G'day, all & sundry -

My maiden voyage post; hope that this hasn't been discussed before. However, has anyone noticed how varied each album sounded in terms of recording since Nigel and Neil joined? I think that Dizrhythmia exploded with life, especially with the arrangements. Frenzy has great songs but seemed recorded through cotton wool. True Colours speaks (sings?) for itself, but Corroboree/Waiata sounds (aurally) similar to Frenzy. Time & Tide shimmers and sparkles, yet Conflicting Emotions is very cluttered (& possibly the most dated in terms of sound). See Ya 'Round has some of the best songs in the cannon - Voices, Breakin' My Back, Years Go By, ADZ (great lyrics for contemporary society), and I Walk Away (& I don't see this record as a bridge to the Crowded House debut). It almost seems that there was one album that was spot on followed by an album that lost its way a little, followed by another brilliant album. Please don't think that I'm dismissing specific albums as I still love the songs (Ghost Girl, Marooned, Wail, The Devil You Know, Love Is The Roughest Toughest Game In The World, and Ships are amongst big favourites); it's just that sound of the recordings vary so much. I have the originals and the remasters; the originals are listened to more due to having less compression. I know we're very lucky for Split Enz to have existed; the luxury of a new album every year bar '78 was almost taken for granted....I cannot believe that it's 35 years this year since the Enz farewelled each other in terms of writing/releasing new music. Nobody as a BAND where everyone contributed so much all the time seems to have come close. Any thoughts?

Original Post

Hi Alphonse,

Have you ever read Stranger Than Fiction?  It's a great read and gives a lot of background behind the recordings.   

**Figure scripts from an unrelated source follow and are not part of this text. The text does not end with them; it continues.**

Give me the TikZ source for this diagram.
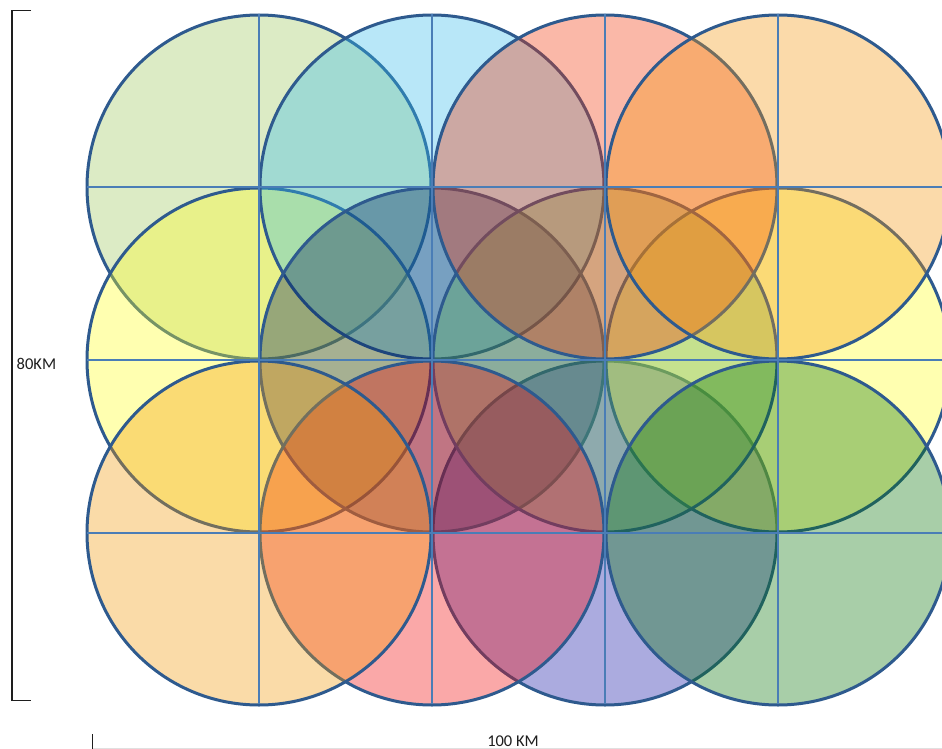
\documentclass[tikz,border=0pt]{standalone}
\usepackage{fontspec}
\setmainfont{Carlito}
% circle base colours (drawn at 35% fill opacity)
\definecolor{cA}{RGB}{155,198,89}   % top left green
\definecolor{cB}{RGB}{52,189,235}   % top cyan
\definecolor{cC}{RGB}{243,52,6}     % top red
\definecolor{cD}{RGB}{246,149,12}   % top right orange
\definecolor{cE}{RGB}{255,255,29}   % middle left yellow
\definecolor{cF}{RGB}{0,30,92}      % middle navy
\definecolor{cG}{RGB}{90,170,80}    % middle green
\definecolor{cH}{RGB}{255,255,29}   % middle right yellow
\definecolor{cI}{RGB}{243,152,6}    % bottom left orange
\definecolor{cJ}{RGB}{243,8,8}      % bottom red
\definecolor{cK}{RGB}{15,15,166}    % bottom blue
\definecolor{cL}{RGB}{7,115,7}      % bottom right green
\definecolor{rim}{HTML}{2E5A8E}
\definecolor{gridc}{HTML}{4A7DB6}
\definecolor{ink}{HTML}{1E1E1E}
\tikzset{
  cell/.style={fill=#1, fill opacity=0.35, draw=rim, line width=3pt},
  gridline/.style={draw=gridc, line width=1.4pt},
  bracket/.style={draw=ink, line width=1.3pt},
  lbl/.style={font=\fontsize{16.5}{19}\selectfont, text=ink, inner sep=0pt}
}
\begin{document}
\begin{tikzpicture}[x=1pt,y=-1pt]
\useasboundingbox (0,0) rectangle (942,749);
\fill[white] (0,0) rectangle (942,749);
\begin{scope}
\clip (0,0) rectangle (942,749);
% circles, in stacking order
\foreach \cx/\cy/\cc in {605/533/cK,778/360/cH,259/187/cA,259/360/cE,
                         432/187/cB,432/360/cF,605/360/cG,605/187/cC,
                         778/187/cD,432/533/cJ,259/533/cI,778/533/cL}
  {\path[cell=\cc] (\cx,\cy) circle[radius=172pt];}
% grid
\foreach \gx in {259,432,605,778} {\draw[gridline] (\gx,14) -- (\gx,704);}
\foreach \gy in {187,360,533} {\draw[gridline] (87,\gy) -- (942,\gy);}
% bottom scale (cut off)
\coordinate (t1) at (92,734);
\coordinate (t2) at (92,749);
\draw[bracket, line width=1pt] (t1) -- (t2);
\coordinate (b1) at (93,748.3);
\coordinate (b2) at (942,748.3);
\draw[draw=black!12, line width=1pt] (b1) -- (b2);
\end{scope}
% left bracket
\coordinate (v1) at (31,10.7);
\coordinate (v2) at (12,10.7);
\coordinate (v3) at (12,700.7);
\coordinate (v4) at (31,700.7);
\draw[bracket] (v1) -- (v2) -- (v3) -- (v4);
\node[lbl, anchor=west] (h) at (16.5,364) {80KM};
\node[lbl, anchor=base] (w) at (513,746) {100 KM};
\end{tikzpicture}
\end{document}
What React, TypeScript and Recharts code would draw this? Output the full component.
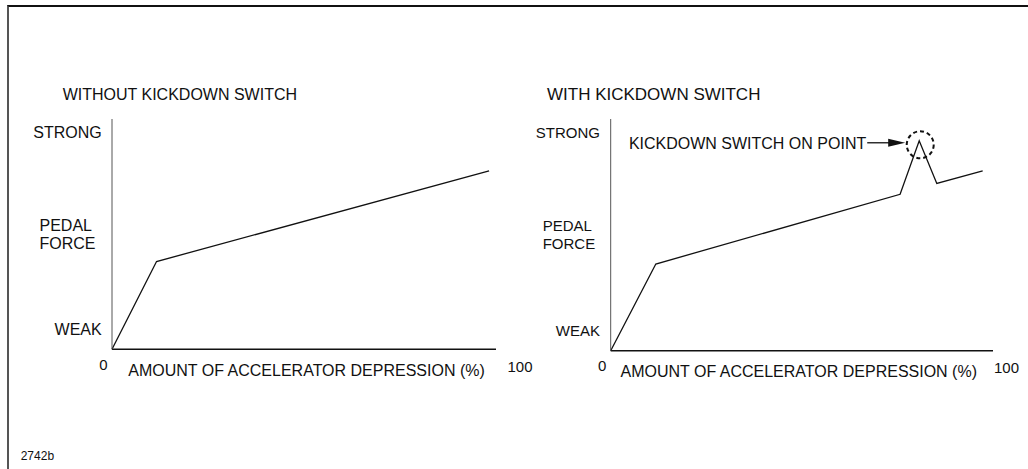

I think each of the albums that could be considered a downward dip - Frenzy, Corroboree, and Conflicting Emotions - had different reasons for not turning out as well as they might have.  Unfortunately it HAS been years since I read Stranger Than Fiction so I don't remember the circumstances under which Frenzy was recorded, except I seem to remember Mike Chunn being perplexed that the Luton recordings was not used for the album. I am listening to the "Rootin Lootin Luton Tapes" second disk after reading your post, and I think you will agree that they would in fact have made a better album than the released Frenzy. Possibly the tough times they were in made the band want to not reach back to the older recordings when they had signed a deal; I forget.

I forget about the circumstances wrt to Corroboree. Funny that you say it sounds like Frenzy to you, as I always think it sounds like True Colours Part 2. 

And then Conflicting Emotions followed the band being pretty exhausted by all the touring and Six Months, plus Tim was distracted by his solo career. 

Hello there, Chris -

Many thanks for the shared thoughts. I've ended up with 2 copies of the Chunn (auto)biography for some reason and yes, I remember his thoughts about the Luton sessions. The double CD of Luton is an entity of its own that fits so well between Dizrhythmia and the Rayner remix of Frenzy (despite a handful of songs doubling up between Luton and Frenzy). I had the impression from Enzology 5 in particular that the band was very fortunate that Michael Gudinski came back into the picture with Frenzy funding despite not allowing David Tickle to produce that L.P. as the band had such a lean financial year in 1978. The Luton liner notes makes for fascinating reading as well because the band was so prolific in their writing.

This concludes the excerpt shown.